Set on the West Coast during Bush II's first term, Out of What Chaos (Scarith], 2007) showcases the escapades of Rex and The Brains as they break into the Portland rock scene, record their first CD, and tour from Vancouver to LA behind their chart-topping single, “F U. I Just Want To Get My Rocks Off.”  In the end, the boys must make a decision about how to live. Literary critic and theorist, Dr. Jean-Michel Rabaté calls Oser a "worthy debater" and praises Out of What Chaos, saying he "enjoyed it fully."

The Oracles Fell Silent 
Oser's second novel follows its predecessor by exploring the intersection of pop culture and religion. The young narrator, Richard Bellman, recounts his experience as personal secretary to a sixties' rock legend, Sir Ted Pop.

Reviews of The Oracles
Early reviews have praised the novel, while focusing on Oser's attempt to address contemporary culture from a Catholic point of view.

“Throughout, Oser proves himself to be a master of language. Many times while reading Oracles one is struck by a particularly supple turn of phrase or a seemingly innocuous observation, disarmingly charming but laden with profound wisdom. He reminds us that ‘your story will be written by someone you could never buy, and you wouldn’t like the narrative.’ It is the great virtue of this novel that it manages to bring us to that simultaneously glorious and terrible realization.”  
–First Things

“All successful new works of art defy easy classification. They force us to stop and reflect not only on the work itself, but also upon our understanding of the labels and assumptions that we attempt to apply as we navigate their unfolding contours. Lee Oser’s second novel, The Oracles Fell Silent, appears to be an allegory, but it is unlike any other allegory that most of us will ever read...we need to stop and reflect…on how the Commedia might have looked to Dante’s contemporaries, with its jettison of Latin in favor of the vernacular. Would it not have looked something like this?”  
–The Chesterton Review

What's bracing about Oser's work is its absolute lack of puritanism. Like Walker Percy, he suspects that Catholics might already be acquainted with sin. He fearlessly depicts sex, he reports the bad language, and he doesn't shy away from uncomfortable humor....It's by no means a realist novel, however, but something like a tongue-in-cheek allegory, as one begins to suspect when Sir Ted meets his match in Hurricane Gabriel and the mystery of Johnny Donovan's death finally comes to light.

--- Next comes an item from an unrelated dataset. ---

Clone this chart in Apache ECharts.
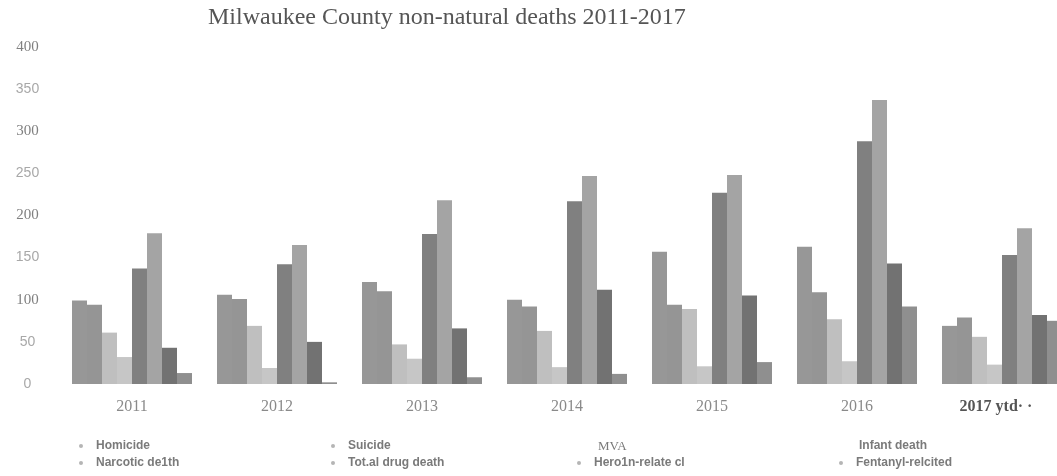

Oser's novel makes its readers ask which oracles they've been attending and what might happen in their silence. Young Richard Bellman—it's worth thinking about what a “bellman” is—emerges largely unscathed, and with an essential quiet dignity. There's no triumphalism here, no relegation of souls to heaven or hell. Oser's gift is making it deeply attractive to come back to the sanity of worshiping what deserves it. 
–Glenn Arbery, Dappled Things

“what comes through…is the way that his characters use religious language; it is not forced, and sounds, to my ear at least, as how people who need language to express serious things, but who don't actually believe, are nonetheless forced back on the language of faith. When Bellman finally understands how Donovan might have met his end, the insight comes wrapped in a reflection on choice, fate, and the unknown ways of God—a meditation that is both subtle and profound. If Oser is…writing in a still small voice, maybe that's because it's in just such a voice that people typically speak of first and last things.” 
–Gerald J. Russello, Books & Culture

“The Oracles Fell Silent is a seething indictment of contemporary preoccupations with fame, one written with humor and style…Certain to enrapture readers interested in rock and roll’s less seductive underbelly, Oser’s book offers a captivating and witty picture of the features and failings of contemporary culture.” 
–Foreword Reviews

Oregon Confetti 

Pushing forty, Portland art dealer Devin Adams has been so successful conning the local Philistines that he can no longer tell actual art from the highly profitable junk that supports his living. But the sudden appearance on his doorstep of the great painter John Sun, bearing a strange child, changes all that, confronting Devin with the hard facts of his life, from his lusts and obsessions to his own small part in a mass psychosis that denies the existence of love.

Reviews of Oregon Confetti

In early reviews of Oregon Confetti, Oser's Catholic vantage point continues to be a source of interest and contention. Critic Anthony Domestico lists the novel among Commonweal Magazine'''s Top Books of 2017, saying "Antic, absurdist, comic, and Catholic, this ribald novel grows out of the Evelyn Waugh and John Kennedy Toole tradition. But I also heard echoes of W. H. Auden. Like him, Oser finds theology in two unlikely genres: the picaresque and the detective novel."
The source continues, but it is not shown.